#### [Exercise instructions]
Skip every picture and transcribe the remaining material exactly.
╭─ Entries supplied
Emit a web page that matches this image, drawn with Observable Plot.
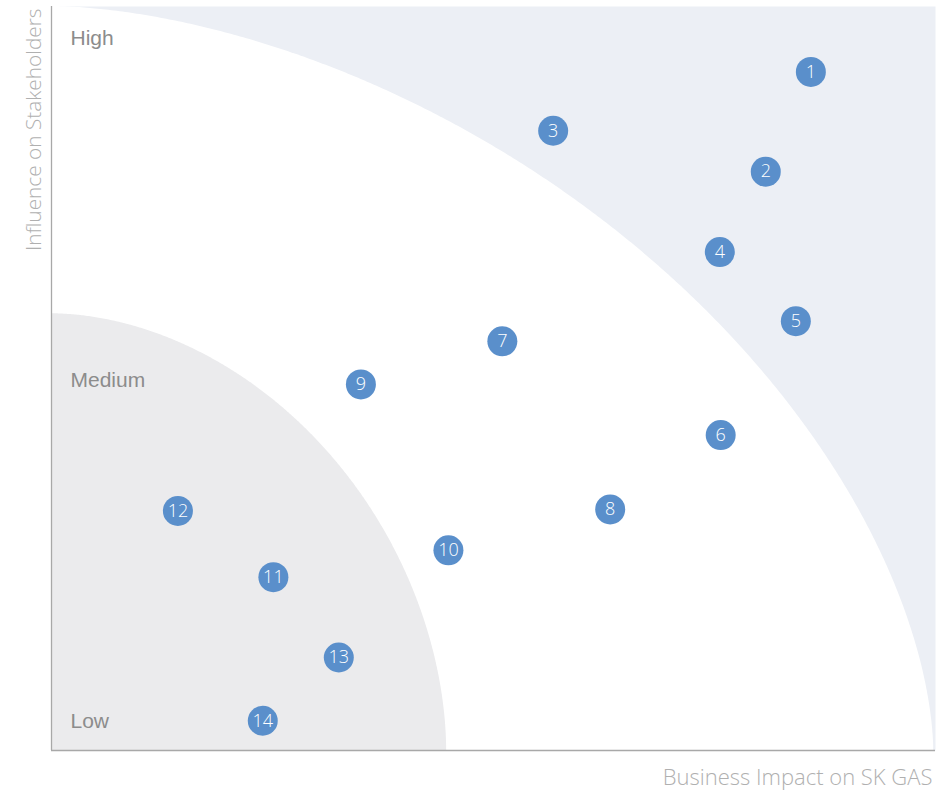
<!DOCTYPE html>
<html>
<head>
<meta charset="utf-8">
<script src="https://cdn.jsdelivr.net/npm/d3@7"></script>
<script src="https://cdn.jsdelivr.net/npm/@observablehq/plot@0.6"></script>
<style>
  html, body { margin: 0; padding: 0; background: #fff; }
  #chart svg { display: block; }
</style>
</head>
<body>
<div id="chart"></div>
<script>
// Issue ids and positions (Business Impact = x, Influence = y), 0–100 scale
const ids       = ["1","2","3","4","5","6","7","8","9","10","11","12","13","14"];
const impact    = [85.9, 80.8, 56.75, 75.6, 84.2, 75.7, 51.0, 63.2, 35.0, 44.9, 25.1, 14.3, 32.5, 23.9];
const influence = [91.2, 77.8, 83.3, 67.0, 57.7, 42.4, 55.0, 32.4, 49.2, 26.9, 23.3, 32.2, 12.5, 4.0];

// Level labels
const levelNames  = ["High", "Medium", "Low"];
const levelValues = [95.7, 49.8, 3.9];

// Zone boundaries (quarter superellipses from the origin): radius x, radius y, exponent
const outerZone = {rx: 99.8, ry: 100, n: 1.73};
const innerZone = {rx: 44.7, ry: 58.7, n: 1.88};

const xLabel = "Business Impact on SK GAS";
const yLabel = "Influence on Stakeholders";

const points = ids.map((id, i) => ({id, x: impact[i], y: influence[i]}));
const levels = levelNames.map((name, i) => ({name, y: levelValues[i]}));

function zone({rx, ry, n}) {
  const out = [];
  const N = 400;
  for (let k = 0; k <= N; k++) {
    const t = (k / N) * Math.PI / 2;
    out.push({x: rx * Math.pow(Math.cos(t), 2 / n), y: ry * Math.pow(Math.sin(t), 2 / n)});
  }
  return out;
}

const font = "'Open Sans', 'Helvetica Neue', Helvetica, Arial, sans-serif";
const levelFont = "'Liberation Sans', Helvetica, Arial, sans-serif";

const chart = Plot.plot({
  width: 936,
  height: 791,
  marginTop: 6,
  marginLeft: 51,
  marginRight: 1,
  marginBottom: 41,
  x: {domain: [0, 100], axis: null},
  y: {domain: [0, 100], axis: null},
  style: {fontFamily: font, background: "#fff"},
  marks: [
    Plot.frame({fill: "#eceff5", stroke: null}),
    Plot.areaY(zone(outerZone), {x: "x", y: "y", fill: "#ffffff", curve: "linear"}),
    Plot.areaY(zone(innerZone), {x: "x", y: "y", fill: "#ebebed", curve: "linear"}),
    Plot.ruleX([0], {stroke: "#a8a8a8", strokeWidth: 1.3}),
    Plot.ruleY([0], {stroke: "#a8a8a8", strokeWidth: 1.3}),
    Plot.text(levels, {x: 0, y: "y", text: "name", textAnchor: "start", dx: 19,
      fontSize: 21, fill: "#8c8c8c", fontFamily: levelFont}),
    Plot.dot(points, {x: "x", y: "y", r: 15, fill: "#5a8fcb", stroke: null}),
    Plot.text(points, {x: "x", y: "y", text: "id", fill: "#ffffff", fontSize: 18, fontWeight: 300}),
    Plot.text([xLabel], {frameAnchor: "bottom-right", textAnchor: "end", lineAnchor: "middle",
      dx: -3, dy: 27, fontSize: 22, fill: "#b0b0b0", fontWeight: 300}),
    Plot.text([yLabel], {frameAnchor: "top-left", rotate: -90, textAnchor: "end", lineAnchor: "middle",
      dx: -17, dy: 2, fontSize: 20.8, fill: "#b0b0b0", fontWeight: 300})
  ]
});

document.getElementById("chart").appendChild(chart);
</script>
</body>
</html>
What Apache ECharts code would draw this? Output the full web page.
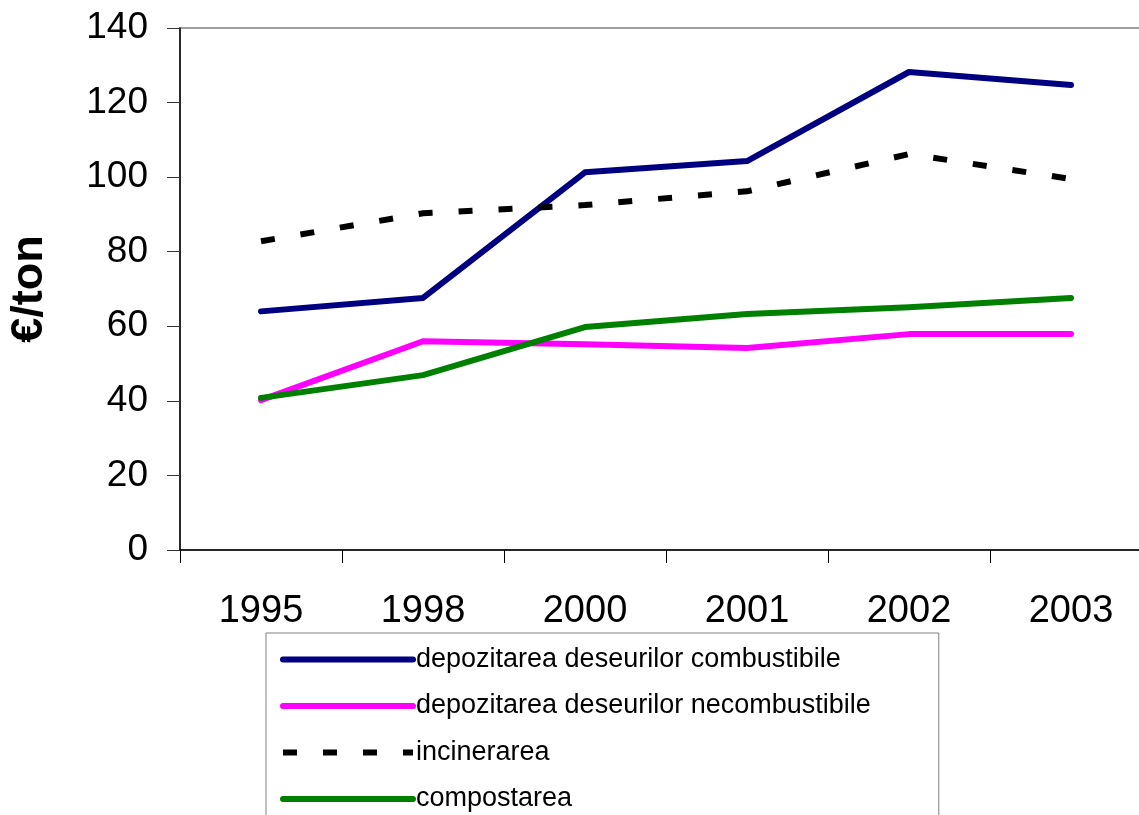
<!DOCTYPE html>
<html>
<head>
<meta charset="utf-8">
<script src="https://cdn.jsdelivr.net/npm/echarts@6/dist/echarts.min.js"></script>
<style>
  html, body { margin: 0; padding: 0; background: #fff; overflow: hidden; width: 1139px; height: 815px; }
  #main { width: 1170px; height: 870px; }
</style>
</head>
<body>
<div id="main"></div>
<script>
// date
const years = ['1995', '1998', '2000', '2001', '2002', '2003'];
const combustibile = [64, 67.6, 101.3, 104.3, 128.2, 124.7];
const necombustibile = [40.2, 56, 55.2, 54.2, 57.9, 57.9];
const incinerare = [82.8, 90.3, 92.5, 96.2, 106.2, 99.5];
const compostare = [40.8, 46.9, 59.8, 63.3, 65.1, 67.6];

const font = '"Liberation Sans", Arial, sans-serif';

const option = {
  animation: false,
  textStyle: { fontFamily: font, color: '#000' },
  grid: {
    left: 180,
    top: 28,
    width: 972,
    height: 522,
    outerBoundsMode: 'none',
    show: true,
    borderColor: '#808080',
    borderWidth: 1.5
  },
  legend: {
    orient: 'vertical',
    left: 266,
    top: 633,
    itemWidth: 130,
    itemHeight: 14,
    itemGap: 19.5,
    padding: [13, 68, 20, 14],
    borderColor: '#808080',
    borderWidth: 1,
    itemStyle: { opacity: 0 },
    lineStyle: { width: 6 },
    textStyle: { fontFamily: font, fontSize: 27, color: '#000', padding: [0, 0, 0, -2] },
    data: [
      'depozitarea deseurilor combustibile',
      'depozitarea deseurilor necombustibile',
      'incinerarea',
      'compostarea'
    ]
  },
  xAxis: {
    type: 'category',
    data: years,
    boundaryGap: true,
    axisLine: { lineStyle: { color: '#000', width: 1.5 } },
    axisTick: { show: true, length: 13, lineStyle: { color: '#000' } },
    axisLabel: { fontSize: 38, margin: 43, color: '#000', fontFamily: font }
  },
  yAxis: {
    type: 'value',
    min: 0,
    max: 140,
    interval: 20,
    name: '€/ton',
    nameLocation: 'middle',
    nameGap: 128,
    nameTextStyle: { fontSize: 45, fontWeight: 'bold', color: '#000', fontFamily: font },
    axisLine: { show: true, lineStyle: { color: '#000', width: 1.5 } },
    axisTick: { show: true, length: 13, lineStyle: { color: '#333' } },
    splitLine: { show: false },
    axisLabel: { fontSize: 37, margin: 32, color: '#000', fontFamily: font }
  },
  series: [
    {
      name: 'depozitarea deseurilor combustibile',
      type: 'line',
      data: combustibile,
      symbol: 'none',
      color: '#000080',
      lineStyle: { width: 6, color: '#000080', cap: 'round', join: 'round' }
    },
    {
      name: 'depozitarea deseurilor necombustibile',
      type: 'line',
      data: necombustibile,
      symbol: 'none',
      color: '#ff00ff',
      lineStyle: { width: 6, color: '#ff00ff', cap: 'round', join: 'round' }
    },
    {
      name: 'incinerarea',
      type: 'line',
      data: incinerare,
      symbol: 'none',
      color: '#000',
      lineStyle: { width: 6, color: '#000', type: [14, 26] }
    },
    {
      name: 'compostarea',
      type: 'line',
      data: compostare,
      symbol: 'none',
      color: '#008000',
      lineStyle: { width: 6, color: '#008000', cap: 'round', join: 'round' }
    }
  ]
};

const myChart = echarts.init(document.getElementById('main'));
myChart.setOption(option);
</script>
</body>
</html>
╰─
#### [The output]
Emit a web page that matches this image, drawn with Observable Plot.
<!DOCTYPE html>
<html>
<head>
<meta charset="utf-8">
<script src="https://cdn.jsdelivr.net/npm/d3@7"></script>
<script src="https://cdn.jsdelivr.net/npm/@observablehq/plot@0.6"></script>
<style>
  html, body { margin: 0; padding: 0; background: #fff; }
  #chart svg { display: block; }
</style>
</head>
<body>
<div id="chart"></div>
<script>
// Issue ids and positions (Business Impact = x, Influence = y), 0–100 scale
const ids       = ["1","2","3","4","5","6","7","8","9","10","11","12","13","14"];
const impact    = [85.9, 80.8, 56.75, 75.6, 84.2, 75.7, 51.0, 63.2, 35.0, 44.9, 25.1, 14.3, 32.5, 23.9];
const influence = [91.2, 77.8, 83.3, 67.0, 57.7, 42.4, 55.0, 32.4, 49.2, 26.9, 23.3, 32.2, 12.5, 4.0];

// Level labels
const levelNames  = ["High", "Medium", "Low"];
const levelValues = [95.7, 49.8, 3.9];

// Zone boundaries (quarter superellipses from the origin): radius x, radius y, exponent
const outerZone = {rx: 99.8, ry: 100, n: 1.73};
const innerZone = {rx: 44.7, ry: 58.7, n: 1.88};

const xLabel = "Business Impact on SK GAS";
const yLabel = "Influence on Stakeholders";

const points = ids.map((id, i) => ({id, x: impact[i], y: influence[i]}));
const levels = levelNames.map((name, i) => ({name, y: levelValues[i]}));

function zone({rx, ry, n}) {
  const out = [];
  const N = 400;
  for (let k = 0; k <= N; k++) {
    const t = (k / N) * Math.PI / 2;
    out.push({x: rx * Math.pow(Math.cos(t), 2 / n), y: ry * Math.pow(Math.sin(t), 2 / n)});
  }
  return out;
}

const font = "'Open Sans', 'Helvetica Neue', Helvetica, Arial, sans-serif";
const levelFont = "'Liberation Sans', Helvetica, Arial, sans-serif";

const chart = Plot.plot({
  width: 936,
  height: 791,
  marginTop: 6,
  marginLeft: 51,
  marginRight: 1,
  marginBottom: 41,
  x: {domain: [0, 100], axis: null},
  y: {domain: [0, 100], axis: null},
  style: {fontFamily: font, background: "#fff"},
  marks: [
    Plot.frame({fill: "#eceff5", stroke: null}),
    Plot.areaY(zone(outerZone), {x: "x", y: "y", fill: "#ffffff", curve: "linear"}),
    Plot.areaY(zone(innerZone), {x: "x", y: "y", fill: "#ebebed", curve: "linear"}),
    Plot.ruleX([0], {stroke: "#a8a8a8", strokeWidth: 1.3}),
    Plot.ruleY([0], {stroke: "#a8a8a8", strokeWidth: 1.3}),
    Plot.text(levels, {x: 0, y: "y", text: "name", textAnchor: "start", dx: 19,
      fontSize: 21, fill: "#8c8c8c", fontFamily: levelFont}),
    Plot.dot(points, {x: "x", y: "y", r: 15, fill: "#5a8fcb", stroke: null}),
    Plot.text(points, {x: "x", y: "y", text: "id", fill: "#ffffff", fontSize: 18, fontWeight: 300}),
    Plot.text([xLabel], {frameAnchor: "bottom-right", textAnchor: "end", lineAnchor: "middle",
      dx: -3, dy: 27, fontSize: 22, fill: "#b0b0b0", fontWeight: 300}),
    Plot.text([yLabel], {frameAnchor: "top-left", rotate: -90, textAnchor: "end", lineAnchor: "middle",
      dx: -17, dy: 2, fontSize: 20.8, fill: "#b0b0b0", fontWeight: 300})
  ]
});

document.getElementById("chart").appendChild(chart);
</script>
</body>
</html>
What Apache ECharts code would draw this? Output the full web page.
<!DOCTYPE html>
<html>
<head>
<meta charset="utf-8">
<script src="https://cdn.jsdelivr.net/npm/echarts@6/dist/echarts.min.js"></script>
<style>
  html, body { margin: 0; padding: 0; background: #fff; overflow: hidden; width: 1139px; height: 815px; }
  #main { width: 1170px; height: 870px; }
</style>
</head>
<body>
<div id="main"></div>
<script>
// date
const years = ['1995', '1998', '2000', '2001', '2002', '2003'];
const combustibile = [64, 67.6, 101.3, 104.3, 128.2, 124.7];
const necombustibile = [40.2, 56, 55.2, 54.2, 57.9, 57.9];
const incinerare = [82.8, 90.3, 92.5, 96.2, 106.2, 99.5];
const compostare = [40.8, 46.9, 59.8, 63.3, 65.1, 67.6];

const font = '"Liberation Sans", Arial, sans-serif';

const option = {
  animation: false,
  textStyle: { fontFamily: font, color: '#000' },
  grid: {
    left: 180,
    top: 28,
    width: 972,
    height: 522,
    outerBoundsMode: 'none',
    show: true,
    borderColor: '#808080',
    borderWidth: 1.5
  },
  legend: {
    orient: 'vertical',
    left: 266,
    top: 633,
    itemWidth: 130,
    itemHeight: 14,
    itemGap: 19.5,
    padding: [13, 68, 20, 14],
    borderColor: '#808080',
    borderWidth: 1,
    itemStyle: { opacity: 0 },
    lineStyle: { width: 6 },
    textStyle: { fontFamily: font, fontSize: 27, color: '#000', padding: [0, 0, 0, -2] },
    data: [
      'depozitarea deseurilor combustibile',
      'depozitarea deseurilor necombustibile',
      'incinerarea',
      'compostarea'
    ]
  },
  xAxis: {
    type: 'category',
    data: years,
    boundaryGap: true,
    axisLine: { lineStyle: { color: '#000', width: 1.5 } },
    axisTick: { show: true, length: 13, lineStyle: { color: '#000' } },
    axisLabel: { fontSize: 38, margin: 43, color: '#000', fontFamily: font }
  },
  yAxis: {
    type: 'value',
    min: 0,
    max: 140,
    interval: 20,
    name: '€/ton',
    nameLocation: 'middle',
    nameGap: 128,
    nameTextStyle: { fontSize: 45, fontWeight: 'bold', color: '#000', fontFamily: font },
    axisLine: { show: true, lineStyle: { color: '#000', width: 1.5 } },
    axisTick: { show: true, length: 13, lineStyle: { color: '#333' } },
    splitLine: { show: false },
    axisLabel: { fontSize: 37, margin: 32, color: '#000', fontFamily: font }
  },
  series: [
    {
      name: 'depozitarea deseurilor combustibile',
      type: 'line',
      data: combustibile,
      symbol: 'none',
      color: '#000080',
      lineStyle: { width: 6, color: '#000080', cap: 'round', join: 'round' }
    },
    {
      name: 'depozitarea deseurilor necombustibile',
      type: 'line',
      data: necombustibile,
      symbol: 'none',
      color: '#ff00ff',
      lineStyle: { width: 6, color: '#ff00ff', cap: 'round', join: 'round' }
    },
    {
      name: 'incinerarea',
      type: 'line',
      data: incinerare,
      symbol: 'none',
      color: '#000',
      lineStyle: { width: 6, color: '#000', type: [14, 26] }
    },
    {
      name: 'compostarea',
      type: 'line',
      data: compostare,
      symbol: 'none',
      color: '#008000',
      lineStyle: { width: 6, color: '#008000', cap: 'round', join: 'round' }
    }
  ]
};

const myChart = echarts.init(document.getElementById('main'));
myChart.setOption(option);
</script>
</body>
</html>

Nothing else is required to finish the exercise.